[Start The input]

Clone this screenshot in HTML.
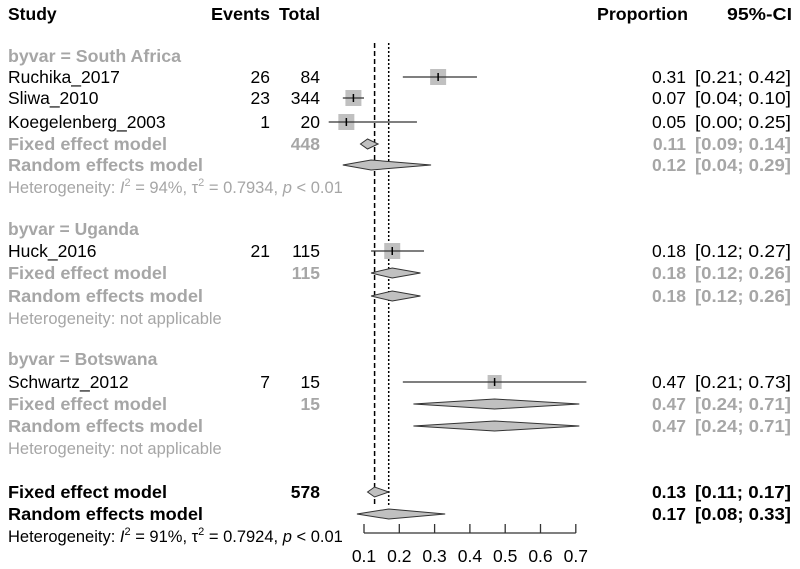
<!DOCTYPE html>
<html><head><meta charset="utf-8"><style>
body{margin:0;background:#fff;width:800px;height:569px;overflow:hidden;font-family:"Liberation Sans",Arial,sans-serif}
svg{display:block}
text{font-size:17.5px;font-family:"Liberation Sans",Arial,sans-serif}
.b{font-weight:bold;font-size:17.5px}.g{fill:#a6a6a6}.sm{font-size:16.5px}
</style></head><body>
<svg id="c" width="800" height="569"></svg>
<script>
const studies=["Ruchika_2017","Sliwa_2010","Koegelenberg_2003","Huck_2016","Schwartz_2012"];
const events=[26,23,1,21,7];
const totals=[84,344,20,115,15];
const props=[0.31,0.07,0.05,0.18,0.47];
const lows=[0.21,0.04,0.00,0.12,0.21];
const highs=[0.42,0.10,0.25,0.27,0.73];
const studyRows=[77,98,122,251,382];
const sumLabels=["Fixed effect model","Random effects model","Fixed effect model","Random effects model","Fixed effect model","Random effects model","Fixed effect model","Random effects model"];
const sumTotals=["448","","115","","15","","578",""];
const sumEst=[0.11,0.12,0.18,0.18,0.47,0.47,0.13,0.17];
const sumLow=[0.09,0.04,0.12,0.12,0.24,0.24,0.11,0.08];
const sumHigh=[0.14,0.29,0.26,0.26,0.71,0.71,0.17,0.33];
const sumRows=[144,165,273,296,404,426,492,514];
const ticks=[0.1,0.2,0.3,0.4,0.5,0.6,0.7];
const fixedLine=0.13, randomLine=0.17;
const NS="http://www.w3.org/2000/svg", svg=document.getElementById('c');
const X=v=>364+(v-0.1)*353;
function el(t,a,txt){const e=document.createElementNS(NS,t);for(const k in a)e.setAttribute(k,a[k]);if(txt!==undefined)e.textContent=txt;svg.appendChild(e);return e;}
function tx(x,y,s,cls,anchor,name,len){const e=el('text',{x:x,y:y+6,'class':cls||'','text-anchor':anchor||'start'},s);
if(len){e.setAttribute('textLength',len);e.setAttribute('lengthAdjust','spacingAndGlyphs');}

return e;}
const f=v=>v.toFixed(2);
tx(8,14,"Study","b","start","header-study");
tx(270,14,"Events","b","end","header-events",59);
tx(320,14,"Total","b","end","header-total",41);
tx(688,14,"Proportion","b","end","header-proportion",91);
tx(792,14,"95%-CI","b","end","header-ci",65);
tx(8,56,"byvar = South Africa","b g","start","subgroup-south-africa",173);
tx(8,229,"byvar = Uganda","b g","start","subgroup-uganda");
tx(8,359,"byvar = Botswana","b g","start","subgroup-botswana");
function het(y,txt,cls,name){const e=tx(8,y,"","sm "+cls,"start",name);e.innerHTML=txt;}
const HT=(i,t,p)=>'Heterogeneity: <tspan font-style="italic">I</tspan><tspan dy="-7" font-size="11">2</tspan><tspan dy="7"> = '+i+', τ</tspan><tspan dy="-7" font-size="11">2</tspan><tspan dy="7"> = '+t+', </tspan><tspan font-style="italic">p</tspan> &lt; '+p;
het(187,HT("94%","0.7934","0.01"),"g","heterogeneity-south-africa");
het(318,"Heterogeneity: not applicable","g","heterogeneity-uganda");
het(448,"Heterogeneity: not applicable","g","heterogeneity-botswana");
het(536,HT("91%","0.7924","0.01"),"","heterogeneity-overall");
const l1=el('line',{x1:X(fixedLine),x2:X(fixedLine),y1:43,y2:505,stroke:'#000','stroke-width':1.5,'stroke-dasharray':'5,3'});


const l2=el('line',{x1:X(randomLine),x2:X(randomLine),y1:43,y2:505,stroke:'#000','stroke-width':1.5,'stroke-dasharray':'2,2'});


studies.forEach((s,i)=>{const y=studyRows[i];
tx(8,y,s,"","start","study-label");
tx(270,y,String(events[i]),"","end","study-events");
tx(320,y,String(totals[i]),"","end","study-total");
tx(686,y,f(props[i]),"","end","study-proportion");
tx(695,y,"["+f(lows[i])+"; "+f(highs[i])+"]","","start","study-ci",96);
const sz=i==4?14:16;
const r=el('rect',{x:X(props[i])-sz/2,y:y-sz/2,width:sz,height:sz,fill:'#c0c0c0'});


const ln=el('line',{x1:X(lows[i]),x2:X(highs[i]),y1:y,y2:y,stroke:'#333','stroke-width':1.3});


const tk=el('line',{x1:X(props[i]),x2:X(props[i]),y1:y-4,y2:y+4,stroke:'#000','stroke-width':1.5});


});
sumLabels.forEach((s,i)=>{const y=sumRows[i],ov=i>=6,cls=ov?"b":"b g";
tx(8,y,s,cls,"start","summary-label",i%2?195:159);
if(sumTotals[i])tx(320,y,sumTotals[i],cls,"end","summary-total");
tx(686,y,f(sumEst[i]),cls,"end","summary-proportion");
tx(695,y,"["+f(sumLow[i])+"; "+f(sumHigh[i])+"]",cls,"start","summary-ci",96);
const d=el('polygon',{points:`${X(sumLow[i])},${y} ${X(sumEst[i])},${y-5} ${X(sumHigh[i])},${y} ${X(sumEst[i])},${y+5}`,fill:'#c0c0c0',stroke:'#333','stroke-width':1});


});
const ax=el('line',{x1:X(ticks[0]),x2:X(ticks[ticks.length-1]),y1:533,y2:533,stroke:'#333','stroke-width':1.3});


ticks.forEach(t=>{const k=el('line',{x1:X(t),x2:X(t),y1:524,y2:533,stroke:'#333','stroke-width':1.3});


tx(X(t),556,String(t),"","middle","x-tick-label");});
</script>
</body></html>
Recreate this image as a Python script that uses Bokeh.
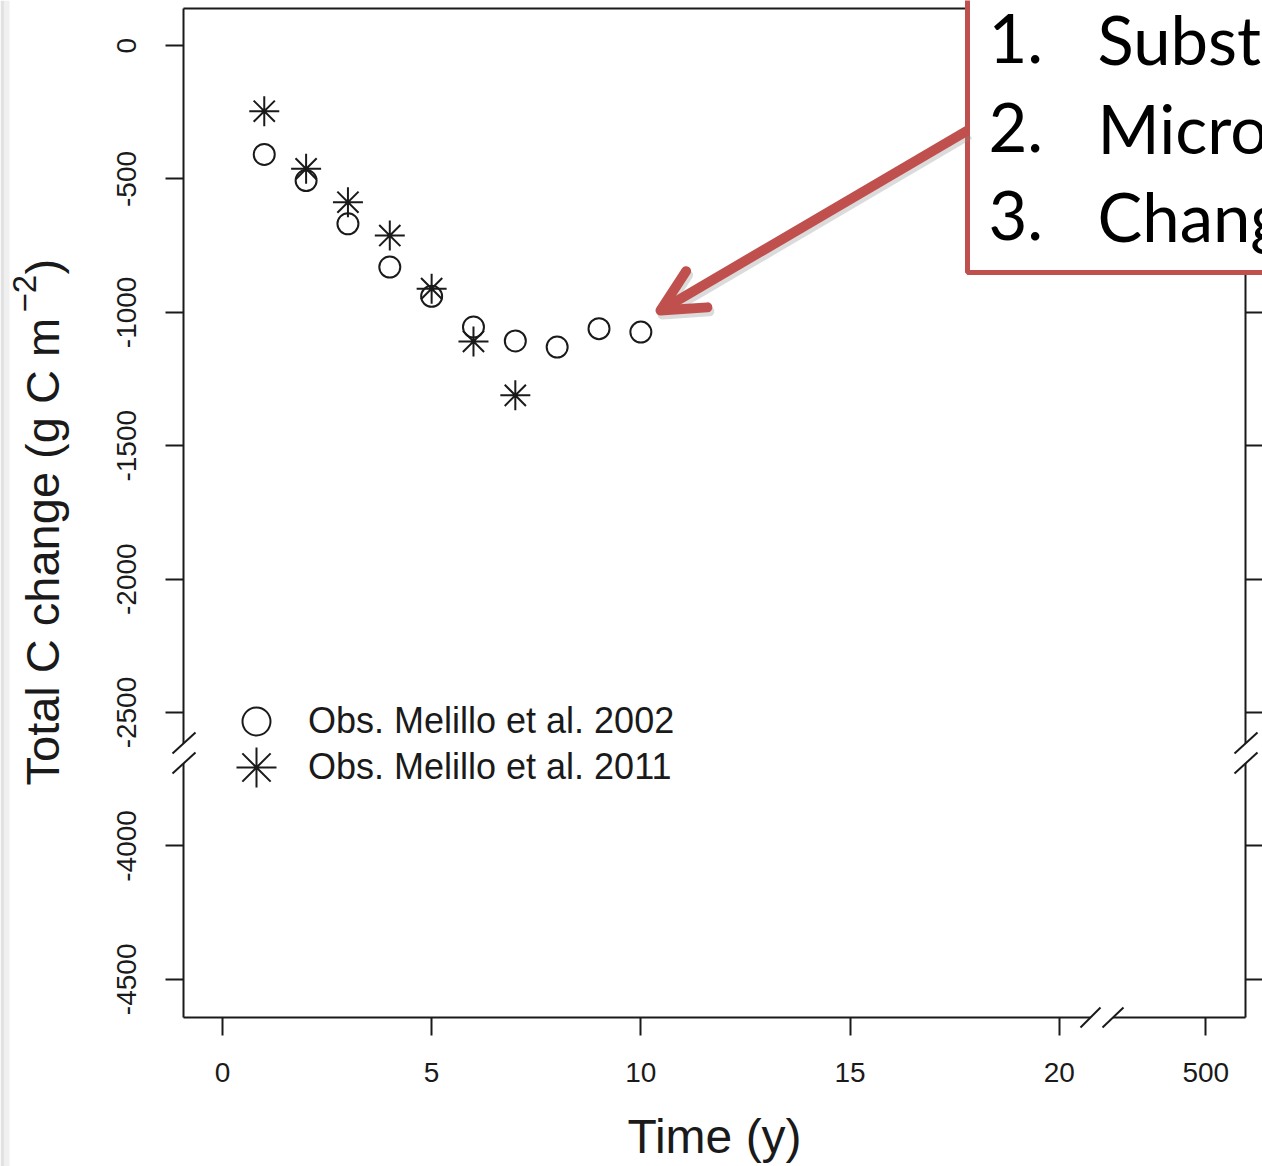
import math
from bokeh.plotting import figure
from bokeh.models import (Range1d, LinearAxis, FixedTicker, Legend, LegendItem,
                          Label, PolyAnnotation, Arrow, OpenHead)
from bokeh.embed import file_html
from bokeh.resources import INLINE

# ---------------- data ----------------
years_2002 = [1, 2, 3, 4, 5, 6, 7, 8, 9, 10]
total_c_2002 = [-408, -506, -668, -830, -940, -1055, -1107, -1130, -1061, -1074]
years_2011 = [1, 2, 3, 4, 5, 6, 7]
total_c_2011 = [-246, -462, -587, -712, -911, -1109, -1311]

series_labels = ["Obs. Melillo et al. 2002", "Obs. Melillo et al. 2011"]

x_tick_values = [0, 5, 10, 15, 20, 500]
x_tick_labels = ["0", "5", "10", "15", "20", "500"]
y_tick_values = [0, -500, -1000, -1500, -2000, -2500, -4000, -4500]
y_tick_labels = ["0", "-500", "-1000", "-1500", "-2000", "-2500", "-4000", "-4500"]

x_title = "Time (y)"
y_title_main = "Total C change (g C m"
y_title_sup = "\u22122"
y_title_end = ")"

box_numbers = ["1.", "2.", "3."]
box_words = ["Subst", "Micro", "Chang"]

# broken-axis mapping (axis position of a value)
def x_pos(v):
    return v if v <= 20 else 23.5          # 500 is drawn after the break

def y_pos(v):
    return v if v >= -2500 else v + 1000   # lower segment shifted up by 1000

# ---------------- layout ----------------
W, H = 1262, 1166
FL, FR, FT, FB = 183, 1245, 8, 1017      # plot box in pixels
XR0, XR1 = -0.93, 24.45                  # data extent of the plot box
YR0, YR1 = -3643, 139
INK = "#1a1a1a"
RED = "#C0504D"

def dx(px):
    return XR0 + (px - FL) * (XR1 - XR0) / (FR - FL)

def dy(py):
    return YR1 - (py - FT) * (YR1 - YR0) / (FB - FT)

# the frame fills the whole canvas; the axes sit at fixed locations
p = figure(width=W, height=H, x_range=Range1d(dx(0), dx(W)), y_range=Range1d(dy(H), dy(0)),
           output_backend="svg", toolbar_location=None,
           x_axis_type=None, y_axis_type=None,
           min_border_left=0, min_border_right=0, min_border_top=0,
           min_border_bottom=0, outline_line_color=None,
           background_fill_color="white", border_fill_color="white")

def style_axis(ax, tick_out):
    ax.axis_line_color = INK
    ax.axis_line_width = 2
    ax.major_tick_line_color = INK
    ax.major_tick_line_width = 2
    ax.major_tick_out = tick_out
    ax.major_tick_in = 0
    ax.minor_tick_line_color = None
    ax.major_label_text_font = "Liberation Sans"
    ax.major_label_text_font_size = "28px"
    ax.major_label_text_color = INK

xt = [x_pos(v) for v in x_tick_values]
yt = [y_pos(v) for v in y_tick_values]

bottom = LinearAxis(ticker=FixedTicker(ticks=xt), fixed_location=YR0, bounds=(XR0, XR1),
                    major_label_overrides={t: l for t, l in zip(xt, x_tick_labels)})
style_axis(bottom, 18)
bottom.major_label_standoff = 27
bottom.axis_label = x_title
bottom.axis_label_text_font = "Liberation Sans"
bottom.axis_label_text_font_size = "48px"
bottom.axis_label_text_font_style = "normal"
bottom.axis_label_text_color = INK
bottom.axis_label_standoff = 25
p.add_layout(bottom, "below")

left = LinearAxis(ticker=FixedTicker(ticks=yt), fixed_location=XR0, bounds=(YR0, YR1),
                  major_label_overrides={t: l for t, l in zip(yt, y_tick_labels)})
style_axis(left, 18)
left.major_label_standoff = 29
left.major_label_orientation = "vertical"
p.add_layout(left, "left")

right = LinearAxis(ticker=FixedTicker(ticks=yt), fixed_location=XR1, bounds=(YR0, YR1),
                   major_label_overrides={t: "" for t in yt})
style_axis(right, 18)
right.major_label_standoff = 0
right.major_label_text_font_size = "0px"
p.add_layout(right, "right")

top = LinearAxis(ticker=FixedTicker(ticks=[]), fixed_location=YR1, bounds=(XR0, XR1))
style_axis(top, 0)
top.major_label_standoff = 0
top.major_label_text_font_size = "0px"
p.add_layout(top, "above")

# ---------------- data marks ----------------
r1 = p.scatter(years_2002, total_c_2002, marker="circle", size=21,
               fill_color=None, line_color=INK, line_width=2)
r2 = p.scatter(years_2011, total_c_2011, marker="asterisk", size=30,
               line_color=INK, line_width=2)

# legends (two, so each symbol gets its own size)
for rend, lab, glyph, standoff, cy in [(r1, series_labels[0], 70, 17, 721),
                                       (r2, series_labels[1], 100, 2, 767)]:
    lg = Legend(items=[LegendItem(label=lab, renderers=[rend])],
                location=(256 - glyph / 2, H - (cy + glyph / 2)),
                glyph_width=glyph, glyph_height=glyph, label_standoff=standoff,
                padding=0, margin=0, spacing=0, border_line_color=None,
                background_fill_alpha=0, label_text_font="Liberation Sans",
                label_text_font_size="36px", label_text_color=INK)
    p.add_layout(lg)

# ---------------- axis breaks ----------------
def add_break(a0, a1, b0, b1):
    xs = [a0[0], a1[0], b1[0], b0[0]]
    ys = [a0[1], a1[1], b1[1], b0[1]]
    p.add_layout(PolyAnnotation(xs=[dx(v) for v in xs], ys=[dy(v) for v in ys],
                                fill_color="white", fill_alpha=1, line_color=None))
    for s, e in [(a0, a1), (b0, b1)]:
        p.add_layout(Arrow(start=None, end=None, x_start=dx(s[0]), y_start=dy(s[1]),
                           x_end=dx(e[0]), y_end=dy(e[1]), line_color=INK, line_width=2))

add_break((172, 753), (195, 732), (172, 773), (195, 752))          # left axis
add_break((1234, 753), (1257, 732), (1234, 773), (1257, 752))      # right axis
add_break((1080, 1027), (1100, 1007), (1102, 1027), (1123, 1007))  # bottom axis

# ---------------- y title ----------------
def ylab(px, py, text, size):
    p.add_layout(Label(x=dx(px), y=dy(py), text=text, angle=math.pi / 2,
                       text_align="left", text_baseline="alphabetic",
                       text_font="Liberation Sans", text_font_size=size, text_color=INK))

ylab(42, 785, y_title_main, "47px")
ylab(24, 312, y_title_sup, "33px")
ylab(42, 274, y_title_end, "47px")

# ---------------- callout box & arrow ----------------
p.add_layout(PolyAnnotation(xs=[dx(v) for v in [967, 1300, 1300, 967]],
                            ys=[dy(v) for v in [-30, -30, 272, 272]],
                            fill_color="white", fill_alpha=1,
                            line_color=RED, line_alpha=1, line_width=5))
for i, (num, word) in enumerate(zip(box_numbers, box_words)):
    base = [38, 127, 215][i]
    p.add_layout(Label(x=dx(988), y=dy(base), text=num, text_align="left",
                       text_baseline="alphabetic", text_font="Lato",
                       text_font_size="67px", text_color="black"))
    p.add_layout(Label(x=dx(1097), y=dy(base), text=word, text_align="left",
                       text_baseline="alphabetic", text_font="Lato",
                       text_font_size="67px", text_color="black"))

p.add_layout(Arrow(end=OpenHead(size=42, line_color="#888888", line_alpha=0.3, line_width=10,
                                line_cap="round", line_join="round"),
                   x_start=dx(969), y_start=dy(134), x_end=dx(662), y_end=dy(314),
                   line_color="#888888", line_alpha=0.3, line_width=10))
p.add_layout(Arrow(end=OpenHead(size=42, line_color=RED, line_width=10,
                                line_cap="round", line_join="round"),
                   x_start=dx(967), y_start=dy(130), x_end=dx(660), y_end=dy(310),
                   line_color=RED, line_width=10))

# faint slide edge on the left
for x0, x1, c in [(0, 4, "#e2e2e2"), (4, 9, "#f0f0f0")]:
    p.add_layout(PolyAnnotation(xs=[dx(x0), dx(x1), dx(x1), dx(x0)],
                                ys=[dy(0), dy(0), dy(H), dy(H)],
                                fill_color=c, fill_alpha=1, line_color=None))

open("out.html", "w").write(file_html(p, INLINE))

[End The input]

Above this task is a listing with pictures in it. Retype only the lines from the one containing "Recreate this image" through the one containing "return v if v <= 20", both included, and not the pictures.

Recreate this image as a Python script that uses Bokeh.
import math
from bokeh.plotting import figure
from bokeh.models import (Range1d, LinearAxis, FixedTicker, Legend, LegendItem,
                          Label, PolyAnnotation, Arrow, OpenHead)
from bokeh.embed import file_html
from bokeh.resources import INLINE

# ---------------- data ----------------
years_2002 = [1, 2, 3, 4, 5, 6, 7, 8, 9, 10]
total_c_2002 = [-408, -506, -668, -830, -940, -1055, -1107, -1130, -1061, -1074]
years_2011 = [1, 2, 3, 4, 5, 6, 7]
total_c_2011 = [-246, -462, -587, -712, -911, -1109, -1311]

series_labels = ["Obs. Melillo et al. 2002", "Obs. Melillo et al. 2011"]

x_tick_values = [0, 5, 10, 15, 20, 500]
x_tick_labels = ["0", "5", "10", "15", "20", "500"]
y_tick_values = [0, -500, -1000, -1500, -2000, -2500, -4000, -4500]
y_tick_labels = ["0", "-500", "-1000", "-1500", "-2000", "-2500", "-4000", "-4500"]

x_title = "Time (y)"
y_title_main = "Total C change (g C m"
y_title_sup = "\u22122"
y_title_end = ")"

box_numbers = ["1.", "2.", "3."]
box_words = ["Subst", "Micro", "Chang"]

# broken-axis mapping (axis position of a value)
def x_pos(v):
    return v if v <= 20 else 23.5          # 500 is drawn after the break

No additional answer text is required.